Some IT groups are rethinking the wired edge of the network, especially when they face upgrades to access layer Ethernet switches
In 2010, Windows and Mac clients were 64 per cent of all devices connecting to Wi-Fi networks, according to the Meraki data. By contrast, iOS devices accounted for 32 per cent and Android just 1 per cent. But by the first half of 2011, these smart devices accounted for 58 per cent of the Wi-Fi devices, and desktops and laptops were just over one-third, or 36 per cent.
These newer devices can only access a corporate network wirelessly. Increasingly, employees have two or more Wi-Fi enabled clients, and their usage patterns are different from traditional laptop users: there are numerous individual connections during a work day, for example. All of these characteristics are putting new stress and demands on Wi-Fi networks.
Where mobile and wireless devices are especially prevalent, some IT groups are rethinking the wired edge of the network, especially when they face upgrades to access layer Ethernet switches. Colleges and universities that spent over a decade and a ton of money running Ethernet cables to dorm room (“a port for every pillow”) now discover that 50% to over 90% of those wired ports are never used. One university IT staffer said most students wouldn’t even know what to do with a patch cable.
But many sites put a premium on high, dedicated end user bandwidth, on security, reliability and guaranteed QoS. Repeatedly, in comments to previous Network World stories in this topic, these were cited as reasons to stick with cabled connections and leave Wi-Fi as a convenience for some users and visitors. Others argue that a properly designed enterprise WLAN, with rigorous spectrum analysis, network management features and powerful enterprise-grade access points ends up being almost as expensive as a wired network.

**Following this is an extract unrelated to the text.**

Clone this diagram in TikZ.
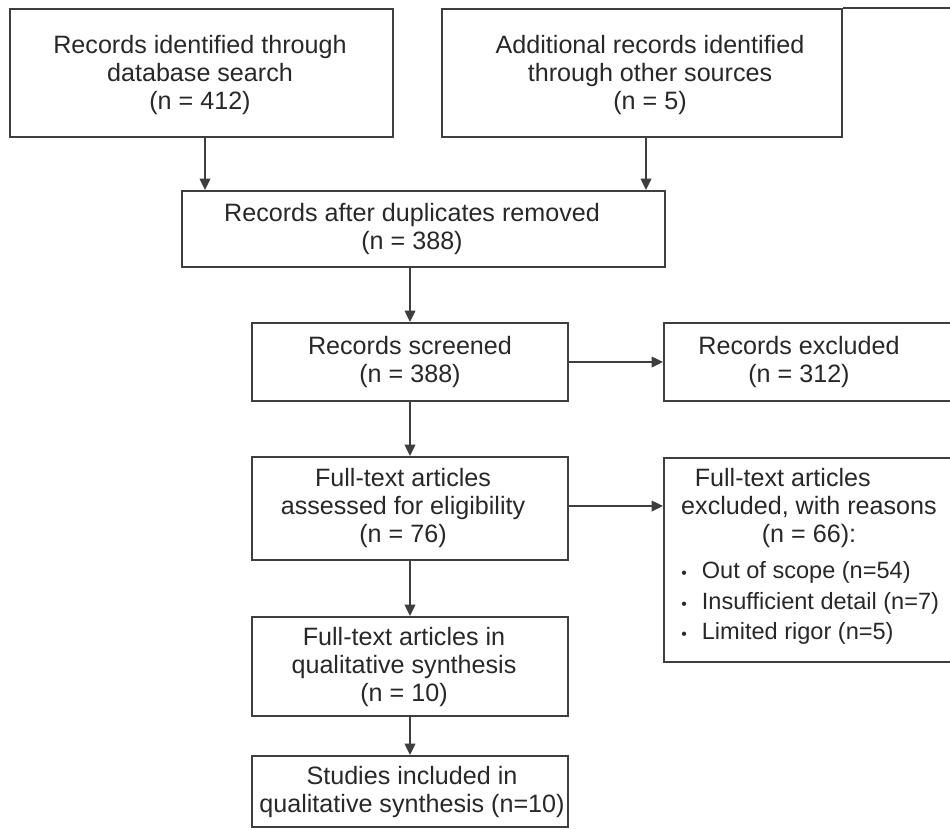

Data on port shipments don’t yet indicate this argument is over. Recent figures by In-Stat show that shipped Layer 2 and 3 Ethernet ports for access class switches growing strongly, with Fast Ethernet ports growing more slowly. Gigabit Ethernet ports grew from 62 million in 2008 to 103.5 million in 2010. Fast Ethernet ports sales grew from 78 million to 89 million in the same three-year period. Shipments of 802.11n WLAN units, including access points, gateways, routers and network adapters, rose from 13 million in 2008 to 45 million by the end of 2010.
Enterprise adoption of 802.11n, which offers much higher throughput and more reliable signals, continues, “but the movement toward the all-wireless enterprise still has to overcome hurdles (whether real or perceived) before it becomes the de facto standard for edge-of-the-network connectivity,” according to Gartner’s March 2011 “Magic Quadrant for Wireless LAN Infrastructure.”
And just adding 802.11n access points won’t solve the problem. Gartner analyst Paul DeBeasi told attendees at a recent Gartner conference that 80 per cent of newly installed WLANs will be obsolete by 2015 due to a lack of proper planning. Among other things, IT groups need wireless expertise, and the tools to design and monitor a pervasive WLAN, including monitoring and troubleshooting radio frequency issues.
Network upgrades offer companies a chance to re-assess their wired investments, along with their application requirements. At the very least, some may be able to reduce the wired edge, and its costs, even if the “all-wireless” enterprise remains mainly a talking point for WLAN marketeers.